Twin papers lend clues into how the brain organizes itself, offering new avenues for studying psychiatric disorders.
Columbia scientists have identified a gene that allows neurons that release serotonin to evenly spread their branches throughout the brain. Without this gene, these neuronal branches become entangled, leading to haphazard distribution of serotonin, and signs of depression in mice. These observations shed light on how precise neuronal wiring is critical to overall brain health, while also revealing a promising new area of focus for studying psychiatric disorders associated with serotonin imbalance – such as depression, bipolar disorder, schizophrenia and autism.

The findings were published in the journal Science.

This research is the result of parallel efforts by Dr. Maniatis, his lab and collaborators across Columbia to understand how individual neurons in the brain ‘see’ each other — and how each of their hundreds, or even thousands, of branches wind through the brain without getting tangled up along the way.

To investigate this problem, Dr. Maniatis and his team focused on a group of genes called clustered protocadherins, or Pcdhs. More than a decade ago, Dr. Maniatis’ lab discovered the human Pcdh gene cluster, and later studies by Maniatis and others revealed that these genes encode a cell surface “barcode” by which individual neurons can distinguish themselves from other neurons. Subsequently, collaborative studies with fellow Zuckerman Institute structural biologists Barry Honig, PhD, and Larry Shapiro, PhD, revealed the precise mechanism by which the Pcdh code is assembled at the cell surface, and how this code is “read” when neurons come in contact with each other. This allows neurons to prevent entanglements by recognizing – and steering clear of – their own branches, a process known as self–avoidance.

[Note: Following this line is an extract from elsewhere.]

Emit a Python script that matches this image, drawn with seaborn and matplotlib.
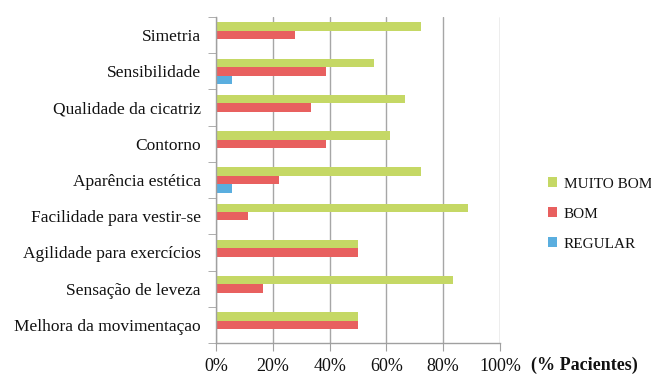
import matplotlib
matplotlib.use("Agg")
import matplotlib.pyplot as plt
import seaborn as sns
import pandas as pd
from matplotlib.patches import Patch
from matplotlib.ticker import FixedLocator, FuncFormatter

categories = ["Simetria", "Sensibilidade", "Qualidade da cicatriz", "Contorno",
              "Aparência estética", "Facilidade para vestir-se",
              "Agilidade para exercícios", "Sensação de leveza",
              "Melhora da movimentaçao"]
muito_bom = [72.2, 55.6, 66.7, 61.1, 72.2, 88.9, 50.0, 83.3, 50.0]
bom = [27.8, 38.9, 33.3, 38.9, 22.2, 11.1, 50.0, 16.7, 50.0]
regular = [0.0, 5.6, 0.0, 0.0, 5.6, 0.0, 0.0, 0.0, 0.0]
levels = ["MUITO BOM", "BOM", "REGULAR"]
colors = ["#C5D865", "#E8605F", "#5AAEDF"]
xticks = [0, 20, 40, 60, 80, 100]

rows = []
for lvl, vals in zip(levels, [muito_bom, bom, regular]):
    for c, v in zip(categories, vals):
        rows.append({"cat": c, "val": v, "level": lvl})
df = pd.DataFrame(rows)

sns.set_style("white")
serif = ["Liberation Serif", "DejaVu Serif"]
plt.rcParams["font.family"] = serif
plt.rcParams["text.color"] = "#111111"
plt.rcParams["xtick.color"] = "#111111"
plt.rcParams["ytick.color"] = "#111111"

fig = plt.figure(figsize=(6.51, 3.76), dpi=100)
ax = fig.add_axes([216 / 651, 1 - 343 / 376, (500 - 216) / 651, (343 - 17) / 376])

sns.barplot(data=df, y="cat", x="val", hue="level", orient="h", order=categories,
            hue_order=levels, palette=colors, width=0.7, ax=ax, legend=False,
            saturation=1, edgecolor="none")

ax.set_xlim(0, 100)
ax.set_ylim(len(categories) - 0.5, -0.5)
ax.xaxis.set_major_locator(FixedLocator(xticks))
ax.xaxis.set_major_formatter(FuncFormatter(lambda v, p: f"{int(v)}%"))
ax.grid(axis="x", color="#a6a6a6", linewidth=1)
ax.grid(axis="y", visible=False)
ax.set_axisbelow(True)
for s in ["top", "right"]:
    ax.spines[s].set_visible(False)
for s in ["left", "bottom"]:
    ax.spines[s].set_color("#a0a0a0")
    ax.spines[s].set_linewidth(1)

ax.set_yticks(range(len(categories)))
ax.set_yticklabels(categories, fontsize=12.5)
ax.set_yticks([i - 0.5 for i in range(len(categories) + 1)], minor=True)
ax.tick_params(axis="y", which="major", length=0, pad=11)
ax.tick_params(axis="y", which="minor", length=6, color="#a0a0a0", direction="out", left=True)
ax.tick_params(axis="x", which="major", length=6, color="#a0a0a0", direction="out",
               bottom=True, labelsize=13, pad=5)
ax.set_xlabel("")
ax.set_ylabel("")

handles = [Patch(facecolor=c, edgecolor="none") for c in colors]
fig.legend(handles, levels, loc="center left", bbox_to_anchor=(534 / 651, 1 - 214 / 376),
           frameon=False, fontsize=11, handlelength=0.6, handleheight=0.6,
           handletextpad=0.45, labelspacing=1.1)

fig.text(531 / 651, 1 - 365 / 376, "(% Pacientes)", fontsize=13, fontweight="bold",
         ha="left", va="center")

fig.savefig("out.png", dpi=100)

In the two papers published in the journal Science, Dr. Maniatis and his team examined the function of Pcdhs in the wiring of olfactory sensory neurons, and serotonergic neurons. The olfactory sensory neuron (OSN) study revealed that the diversity of Pcdhs, working together, produced the necessary combinations of cell–coating molecules to provide each neuron its unique identity. In the absence of diversity, OSNs fail to wire properly in the brain, and the mice fail to distinguish between different odors.

The serotonergic neuron study revealed another important function of Pcdhs. “The main job of these neurons is to distribute serotonin uniformly throughout the brain, which is responsible for maintaining mood balance,” said Dr. Maniatis, who is also director of Columbia’s Precision Medicine Initiative. “To do this, the neurons lay their branches out in a precise, evenly–spaced pattern — a process called axonal tiling. However, the exact mechanism that allows them to do this remained elusive.”

In a series of experiments in mice, Dr. Maniatis’ team pinpointed a single gene within the Pcdh cluster, called Pcdhac2, that was responsible for the ability of serotonergic neurons to assemble into a tiled pattern throughout the brain, and thus evenly distribute serotonin.

“We were surprised to find that, unlike other neurons that displays distinct barcodes of diverse Pcdhs, all serotonergic neurons display a single functional recognition protein,” said Dr. Maniatis. “Thus, serotonergic axonal branches can recognize and repel one another, leading to their even spacing.”

“We found that deleting the Pcdhac2 caused serotonergic neuron branches to become tangled and clumped together,” Dr. Maniatis continued. “Serotonin was released, but it wasn’t distributed evenly throughout the brain.”

Silencing Pcdhac2 also resulted in striking behavioral changes. Compared to normal, healthy mice, Pcdhac2–deficient mice showed behavioral despair and enhanced fear memory.